%%

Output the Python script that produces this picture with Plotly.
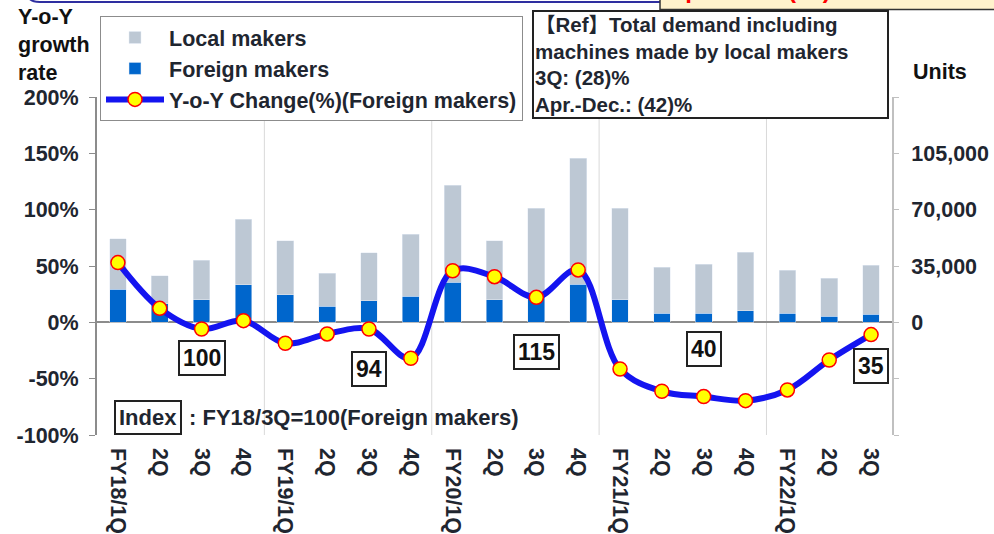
import plotly.graph_objects as go

# ---------------- data ----------------
quarters = ["FY18/1Q", "2Q", "3Q", "4Q", "FY19/1Q", "2Q", "3Q", "4Q",
            "FY20/1Q", "2Q", "3Q", "4Q", "FY21/1Q", "2Q", "3Q", "4Q",
            "FY22/1Q", "2Q", "3Q"]
local_makers = [31100, 17400, 24600, 40700, 33700, 20700, 29800, 38700,
                60400, 36600, 54800, 78000, 56900, 28500, 30600, 36300,
                26900, 23800, 30600]
foreign_makers = [20700, 11400, 14100, 23400, 17000, 9900, 13500, 16100,
                  24800, 14100, 16200, 23800, 14100, 5600, 5600, 7300,
                  5600, 3700, 5000]
yoy_foreign = [53.0, 12.4, -5.9, 1.5, -18.6, -10.3, -5.9, -31.9,
               45.8, 40.5, 22.2, 46.5, -41.4, -61.2, -65.9, -69.5,
               -60.0, -33.4, -10.9]
index_values = [100, 94, 115, 40, 35]
index_quarter = [2, 6, 10, 14, 18]
index_label_y = [-32, -41, -26, -24, -39]

pct_ticks = [-100, -50, 0, 50, 100, 150, 200]
pct_ticktext = ["-100%", "-50%", "0%", "50%", "100%", "150%", "200%"]
unit_ticks = [-70000, -35000, 0, 35000, 70000, 105000, 140000]
unit_ticktext = ["", "", "0", "35,000", "70,000", "105,000", ""]

x = list(range(len(quarters)))

# ---------------- geometry helpers (pixels -> paper) ----------------
W, H = 994, 534
L, R, T, B = 97, 892, 97, 435


def px_x(v):
    return (v - L) / (R - L)


def px_y(v):
    return (B - v) / (B - T)


TXT = "#1f2630"
FONT = "Liberation Sans, Arial, Noto Sans CJK JP, sans-serif"
FS = 21.5

fig = go.Figure()

fig.add_trace(go.Bar(
    x=x, y=foreign_makers, name="Foreign makers", marker_color="#0066CC",
    width=0.4, yaxis="y", legendrank=2, legendgroup="b"))
fig.add_trace(go.Bar(
    x=x, y=local_makers, name="Local makers", marker_color="#BDC8D4",
    width=0.4, yaxis="y", legendrank=1, legendgroup="a"))
fig.add_trace(go.Scatter(
    x=x, y=yoy_foreign, name="Y-o-Y Change(%)(Foreign makers)",
    mode="lines+markers", yaxis="y2", legendrank=3, legendgroup="c",
    line=dict(color="#1414F0", width=6, shape="spline", smoothing=1.0),
    marker=dict(size=14, color="#FFFF00", line=dict(color="#FF0000", width=1.5))))

shapes = []
for b in [3.5, 7.5, 11.5, 15.5]:
    shapes.append(dict(type="line", xref="x", yref="paper", x0=b, x1=b, y0=0, y1=1,
                       line=dict(color="#D9D9D9", width=1), layer="below"))

# decorative top frame remnants
shapes.append(dict(type="path", xref="paper", yref="paper",
                   path=f"M {px_x(28)},{px_y(-20)} L {px_x(28)},{px_y(-6)} "
                        f"Q {px_x(28)},{px_y(2)} {px_x(40)},{px_y(2)} L {px_x(662)},{px_y(2)}",
                   line=dict(color="#2E2EA0", width=2)))
shapes.append(dict(type="rect", xref="paper", yref="paper",
                   x0=px_x(660), x1=px_x(1000), y0=px_y(9.5), y1=px_y(-20),
                   fillcolor="#FFF2CC", line=dict(color="#333333", width=1.5)))

annotations = [
    dict(text="Apr.-Dec.: (45)%", xref="paper", yref="paper", x=px_x(666), y=px_y(5),
         xanchor="left", yanchor="bottom", showarrow=False,
         font=dict(size=24, color="#FF0000")),
    dict(text="Y-o-Y<br>growth<br>rate", xref="paper", yref="paper", x=px_x(16), y=px_y(45),
         xanchor="left", yanchor="middle", align="left", showarrow=False,
         font=dict(color="#111111")),
    dict(text="Units", xref="paper", yref="paper", x=px_x(911), y=px_y(72),
         xanchor="left", yanchor="middle", showarrow=False, font=dict(color="#111111")),
    dict(text="【Ref】Total demand including<br>machines made by local makers<br>3Q: (28)%<br>Apr.-Dec.: (42)%",
         xref="paper", yref="paper", x=px_x(532), y=px_y(10), xanchor="left", yanchor="top",
         align="left", showarrow=False, bgcolor="white", bordercolor="#222222",
         borderwidth=2, borderpad=1, width=351, font=dict(size=20.5)),
    dict(text="Index", xref="paper", yref="paper", x=px_x(148), y=px_y(417),
         xanchor="center", yanchor="middle", showarrow=False, bgcolor="white",
         bordercolor="#222222", borderwidth=2, borderpad=3, font=dict(size=22)),
    dict(text=": FY18/3Q=100(Foreign makers)", xref="paper", yref="paper", x=px_x(187), y=px_y(417),
         xanchor="left", yanchor="middle", showarrow=False, font=dict(size=22)),
]
for q, v, yy in zip(index_quarter, index_values, index_label_y):
    annotations.append(dict(text=str(v), x=q, y=yy, xref="x", yref="y2", showarrow=False,
                            bgcolor="white", bordercolor="#222222", borderwidth=2,
                            borderpad=3, font=dict(size=23, color="#111111")))

fig.update_layout(
    width=W, height=H,
    margin=dict(l=L, r=W - R, t=T, b=H - B, pad=0, autoexpand=False),
    paper_bgcolor="white", plot_bgcolor="white",
    font=dict(family=FONT, size=FS, color=TXT, weight="bold"),
    barmode="stack",
    showlegend=True,
    legend=dict(x=px_x(100), y=px_y(16), xanchor="left", yanchor="top",
                bgcolor="white", bordercolor="#8C8C8C", borderwidth=1,
                itemwidth=58, tracegroupgap=0, traceorder="grouped",
                font=dict(size=FS, color=TXT)),
    xaxis=dict(range=[-0.5, 18.5], tickvals=x, ticktext=quarters, tickangle=90,
               showgrid=False, zeroline=False, showline=False, ticks="",
               ticklabelstandoff=12),
    yaxis=dict(range=[-70000, 140000], tickvals=unit_ticks, ticktext=unit_ticktext,
               side="right", showgrid=False, zeroline=True, zerolinecolor="#8C8C8C",
               zerolinewidth=2, showline=True, linecolor="#C0C0C0", linewidth=2,
               ticks="outside", ticklen=5, tickcolor="#C0C0C0", ticklabelstandoff=8),
    yaxis2=dict(range=[-100, 200], tickvals=pct_ticks, ticktext=pct_ticktext,
                overlaying="y", side="left", showgrid=False, zeroline=False,
                showline=True, linecolor="#8C8C8C", linewidth=2,
                ticks="outside", ticklen=6, tickcolor="#8C8C8C", ticklabelstandoff=6),
    shapes=shapes,
    annotations=annotations,
)

fig.write_html("out.html", config={"displayModeBar": False},
               post_script="document.body.style.margin='0';document.body.style.overflow='hidden';")
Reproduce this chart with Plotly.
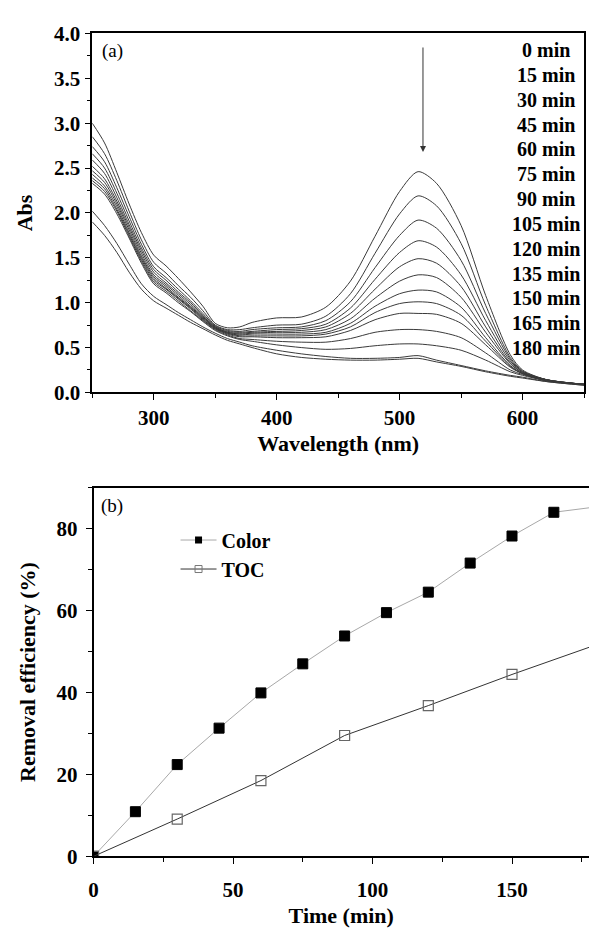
import plotly.graph_objects as go

# ---------------- data: panel (a) UV-vis spectra ----------------
wavelength = [250, 260, 270, 280, 290, 300, 310, 320, 330, 340, 350, 360, 370, 380,
              400, 420, 440, 460, 480, 500, 515, 530, 550, 570, 590, 600, 620, 650]

abs_0 = [3.00, 2.78, 2.45, 2.10, 1.78, 1.53, 1.41, 1.27, 1.12, 0.96, 0.77, 0.72, 0.73, 0.78,
         0.83, 0.84, 0.95, 1.24, 1.74, 2.24, 2.46, 2.33, 1.86, 1.08, 0.42, 0.25, 0.14, 0.09]
abs_15 = [2.85, 2.66, 2.36, 2.02, 1.70, 1.45, 1.33, 1.19, 1.06, 0.91, 0.75, 0.70, 0.70, 0.72,
          0.75, 0.76, 0.85, 1.10, 1.55, 1.99, 2.19, 2.08, 1.66, 0.97, 0.39, 0.24, 0.14, 0.09]
abs_30 = [2.74, 2.57, 2.28, 1.96, 1.65, 1.40, 1.28, 1.15, 1.02, 0.88, 0.74, 0.69, 0.68, 0.70,
          0.72, 0.73, 0.80, 1.01, 1.39, 1.75, 1.92, 1.83, 1.47, 0.88, 0.37, 0.23, 0.14, 0.09]
abs_45 = [2.66, 2.50, 2.22, 1.91, 1.61, 1.37, 1.25, 1.12, 1.00, 0.86, 0.73, 0.68, 0.67, 0.68,
          0.70, 0.71, 0.76, 0.94, 1.26, 1.56, 1.69, 1.62, 1.31, 0.80, 0.35, 0.23, 0.14, 0.09]
abs_60 = [2.59, 2.44, 2.17, 1.87, 1.58, 1.34, 1.22, 1.10, 0.98, 0.85, 0.73, 0.67, 0.66, 0.67,
          0.68, 0.69, 0.73, 0.88, 1.15, 1.40, 1.49, 1.44, 1.18, 0.73, 0.33, 0.22, 0.14, 0.09]
abs_75 = [2.52, 2.38, 2.13, 1.84, 1.55, 1.31, 1.20, 1.08, 0.96, 0.84, 0.72, 0.67, 0.65, 0.66,
          0.67, 0.67, 0.70, 0.82, 1.05, 1.24, 1.31, 1.28, 1.06, 0.67, 0.32, 0.22, 0.14, 0.09]
abs_90 = [2.47, 2.34, 2.10, 1.81, 1.52, 1.29, 1.18, 1.06, 0.95, 0.83, 0.72, 0.66, 0.64, 0.65,
          0.65, 0.65, 0.67, 0.77, 0.96, 1.10, 1.14, 1.12, 0.95, 0.61, 0.30, 0.21, 0.13, 0.09]
abs_105 = [2.43, 2.30, 2.07, 1.78, 1.50, 1.27, 1.16, 1.05, 0.94, 0.82, 0.71, 0.66, 0.63, 0.63,
           0.63, 0.63, 0.65, 0.73, 0.89, 0.99, 1.01, 0.99, 0.86, 0.57, 0.29, 0.21, 0.13, 0.09]
abs_120 = [2.39, 2.27, 2.04, 1.76, 1.48, 1.25, 1.15, 1.04, 0.93, 0.81, 0.71, 0.65, 0.62, 0.62,
           0.61, 0.61, 0.62, 0.69, 0.81, 0.88, 0.88, 0.87, 0.77, 0.53, 0.28, 0.21, 0.13, 0.09]
abs_135 = [2.36, 2.24, 2.02, 1.74, 1.46, 1.23, 1.13, 1.02, 0.91, 0.80, 0.70, 0.64, 0.60, 0.59,
           0.57, 0.56, 0.56, 0.60, 0.67, 0.70, 0.70, 0.68, 0.61, 0.44, 0.25, 0.20, 0.13, 0.09]
abs_150 = [2.33, 2.21, 1.99, 1.72, 1.44, 1.21, 1.11, 1.00, 0.90, 0.79, 0.69, 0.63, 0.59, 0.57,
           0.53, 0.50, 0.48, 0.49, 0.52, 0.54, 0.54, 0.52, 0.47, 0.36, 0.23, 0.19, 0.13, 0.09]
abs_165 = [2.02, 1.86, 1.66, 1.43, 1.21, 1.07, 0.98, 0.89, 0.81, 0.73, 0.66, 0.60, 0.56, 0.52,
           0.47, 0.43, 0.40, 0.38, 0.38, 0.39, 0.41, 0.36, 0.30, 0.24, 0.19, 0.17, 0.12, 0.08]
abs_180 = [1.90, 1.75, 1.56, 1.34, 1.15, 1.02, 0.94, 0.86, 0.78, 0.71, 0.64, 0.58, 0.54, 0.50,
           0.43, 0.39, 0.37, 0.36, 0.36, 0.37, 0.38, 0.34, 0.29, 0.23, 0.18, 0.16, 0.12, 0.08]

time_labels = ["0 min", "15 min", "30 min", "45 min", "60 min", "75 min", "90 min",
               "105 min", "120 min", "135 min", "150 min", "165 min", "180 min"]
spectra = [abs_0, abs_15, abs_30, abs_45, abs_60, abs_75, abs_90,
           abs_105, abs_120, abs_135, abs_150, abs_165, abs_180]

# ---------------- data: panel (b) removal efficiency ----------------
time_color = [0, 15, 30, 45, 60, 75, 90, 105, 120, 135, 150, 165, 180]
color_removal = [0, 10.9, 22.4, 31.3, 39.9, 47.0, 53.8, 59.5, 64.5, 71.6, 78.2, 84.0, 85.3]
time_toc = [0, 30, 60, 90, 120, 150, 180]
toc_removal = [0, 9.1, 18.5, 29.5, 36.8, 44.4, 51.6]

SERIF = "Liberation Serif"
W, H = 589, 930

fig = go.Figure()

for lab, ys in zip(time_labels, spectra):
    fig.add_trace(go.Scatter(
        x=wavelength, y=ys, mode="lines", name=lab, showlegend=False,
        line=dict(color="#3a3a3a", width=1, shape="spline", smoothing=0.8),
        xaxis="x", yaxis="y"))

color_line = dict(color="#a8a8a8", width=1)
toc_line = dict(color="#333333", width=1)

fig.add_trace(go.Scatter(
    x=time_color, y=color_removal, mode="lines+markers", name="Color", showlegend=False,
    line=color_line,
    marker=dict(symbol="square", size=10, color="black", line=dict(color="black", width=1)),
    xaxis="x2", yaxis="y2"))
fig.add_trace(go.Scatter(
    x=time_toc, y=toc_removal, mode="lines+markers", name="TOC", showlegend=False,
    line=toc_line,
    marker=dict(symbol="square-open", size=10, color="#666666", line=dict(width=1.2)),
    xaxis="x2", yaxis="y2"))

# legend entries (smaller symbols, as in the original key)
fig.add_trace(go.Scatter(
    x=[None], y=[None], mode="lines+markers", name="Color", line=color_line,
    marker=dict(symbol="square", size=7, color="black"), xaxis="x2", yaxis="y2"))
fig.add_trace(go.Scatter(
    x=[None], y=[None], mode="lines+markers", name="TOC", line=toc_line,
    marker=dict(symbol="square-open", size=7, color="#777777", line=dict(width=1)),
    xaxis="x2", yaxis="y2"))

tickfont = dict(family=SERIF, size=21, color="black", weight="bold")
titlefont = dict(family=SERIF, size=22, color="black", weight="bold")
axis_common = dict(showline=True, linecolor="black", linewidth=1.5, ticks="outside",
                   ticklen=6, tickwidth=1.2, tickcolor="black", showgrid=False,
                   zeroline=False, tickfont=tickfont)

fig.update_layout(
    width=W, height=H, margin=dict(l=0, r=0, t=0, b=0),
    paper_bgcolor="white", plot_bgcolor="white",
    xaxis=dict(domain=[88 / W, 584 / W], anchor="y", range=[250, 650],
               tickvals=[300, 400, 500, 600], mirror=True,
               minor=dict(tickvals=[250, 350, 450, 550, 650], ticks="outside", ticklen=4,
                          tickcolor="black"),
               title=dict(text="Wavelength (nm)", font=titlefont, standoff=6),
               **axis_common),
    yaxis=dict(domain=[1 - 390.5 / H, 1 - 22 / H], anchor="x", range=[0, 4],
               dtick=0.5, tickformat=".1f", mirror=True,
               minor=dict(dtick=0.25, ticks="outside", ticklen=4, tickcolor="black"),
               title=dict(text="Abs", font=titlefont, standoff=15),
               **axis_common),
    xaxis2=dict(domain=[89.3 / W, 1.0], anchor="y2", range=[0, 177.6],
                tickvals=[0, 50, 100, 150], mirror=True, ticklabelstandoff=8,
                minor=dict(tickvals=[25, 75, 125, 175], ticks="outside", ticklen=4,
                           tickcolor="black"),
                title=dict(text="Time (min)", font=titlefont, standoff=6),
                **axis_common),
    yaxis2=dict(domain=[1 - 866.7 / H, 1 - 488.3 / H], anchor="x2", range=[0, 90],
                tickvals=[0, 20, 40, 60, 80], mirror=False, ticklabelstandoff=4,
                minor=dict(tickvals=[10, 30, 50, 70, 90], ticks="outside", ticklen=4,
                           tickcolor="black"),
                title=dict(text="Removal efficiency (%)", font=titlefont, standoff=15),
                **axis_common),
    legend=dict(x=172 / W, y=1 - 522 / H, xanchor="left", yanchor="top",
                bgcolor="rgba(0,0,0,0)", font=dict(family=SERIF, size=20, color="black",
                                                   weight="bold"),
                tracegroupgap=0, itemwidth=36),
    showlegend=True,
)

# panel labels
fig.add_annotation(text="(a)", xref="paper", yref="paper", x=96 / W, y=1 - 40 / H,
                   xanchor="left", yanchor="middle", showarrow=False,
                   font=dict(family=SERIF, size=19, color="black"))
fig.add_annotation(text="(b)", xref="paper", yref="paper", x=95 / W, y=1 - 507 / H,
                   xanchor="left", yanchor="middle", showarrow=False,
                   font=dict(family=SERIF, size=19, color="black"))

# time labels on panel (a)
for i, lab in enumerate(time_labels):
    fig.add_annotation(text=lab, xref="paper", yref="paper", x=546 / W,
                       y=1 - (39 + i * 25.5) / H, xanchor="center", yanchor="middle",
                       showarrow=False,
                       font=dict(family=SERIF, size=20, color="black", weight="bold"))

# downward arrow above the 515 nm band
fig.add_annotation(x=519, y=2.68, ax=519, ay=3.86, xref="x", yref="y", axref="x", ayref="y",
                   text="", showarrow=True, arrowhead=2, arrowsize=1.2, arrowwidth=1,
                   arrowcolor="#333333")

fig.write_html("out.html")
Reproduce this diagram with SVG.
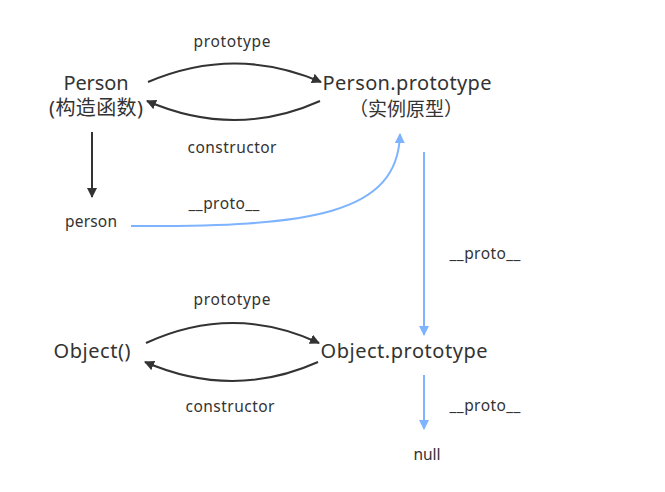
<svg xmlns="http://www.w3.org/2000/svg" width="665" height="492" viewBox="0 0 665 492">
<defs>
<marker id="ad" viewBox="0 0 10 10" refX="9" refY="5" markerWidth="10" markerHeight="10" markerUnits="userSpaceOnUse" orient="auto"><path d="M0,0 L10,5 L0,10 Z" fill="#333"/></marker>
<marker id="ab" viewBox="0 0 10 10" refX="9" refY="5" markerWidth="10" markerHeight="10" markerUnits="userSpaceOnUse" orient="auto"><path d="M0,0 L10,5 L0,10 Z" fill="#7eb3ff"/></marker>
</defs>
<style>
text{font-family:"Noto Sans","Noto Sans CJK SC",sans-serif;fill:#333;text-anchor:middle}
.n{font-size:20px}
.c{font-size:19px;font-family:"Noto Sans CJK SC",sans-serif}
.l{font-size:15.5px}
.d{fill:none;stroke:#333;stroke-width:2;marker-end:url(#ad)}
.b{fill:none;stroke:#7eb3ff;stroke-width:2;marker-end:url(#ab)}
</style>
<rect width="665" height="492" fill="#fff"/>
<g id="connectors">
<path class="d" d="M148,82 Q235,45 321,82"/>
<path class="d" d="M320,101 Q235,139 147,101"/>
<path class="d" d="M92,132 L92,197"/>
<path class="b" d="M131,226 C310,227 398,215 400,134"/>
<path class="b" d="M424,152 L424,335"/>
<path class="d" d="M146,343 Q233,303 319,343"/>
<path class="d" d="M318,362 Q233,400 145,362"/>
<path class="b" d="M424,375 L424,429"/>
<text class="l" x="232" y="47" textLength="77">prototype</text>
<text class="l" x="232" y="153" textLength="89">constructor</text>
<text class="l" x="224" y="209" textLength="71">__proto__</text>
<text class="l" x="485" y="259" textLength="71">__proto__</text>
<text class="l" x="232" y="305" textLength="77">prototype</text>
<text class="l" x="230" y="412" textLength="89">constructor</text>
<text class="l" x="485" y="411" textLength="71">__proto__</text>
</g>
<g id="person-ctor"><text class="n" x="96" y="90" textLength="65">Person</text><text class="n" x="96" y="115" textLength="94">(构造函数)</text></g>
<g id="person-proto"><text class="n" x="407" y="90" textLength="169">Person.prototype</text><text class="c" x="406" y="116">（实例原型）</text></g>
<g id="person"><text class="l" x="91" y="227" textLength="52">person</text></g>
<g id="object-ctor"><text class="n" x="92" y="358" textLength="77">Object()</text></g>
<g id="object-proto"><text class="n" x="404" y="358" textLength="167">Object.prototype</text></g>
<g id="null"><text class="l" x="427" y="460" textLength="27">null</text></g>
</svg>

%%

Task description: Starting at the line containing "Reproduce this chart with Plotly." and stopping after the line containing "600, 620, 650]", give the lines again exactly and leave out every image.

Solved exercise:
Reproduce this chart with Plotly.
import plotly.graph_objects as go

# ---------------- data: panel (a) UV-vis spectra ----------------
wavelength = [250, 260, 270, 280, 290, 300, 310, 320, 330, 340, 350, 360, 370, 380,
              400, 420, 440, 460, 480, 500, 515, 530, 550, 570, 590, 600, 620, 650]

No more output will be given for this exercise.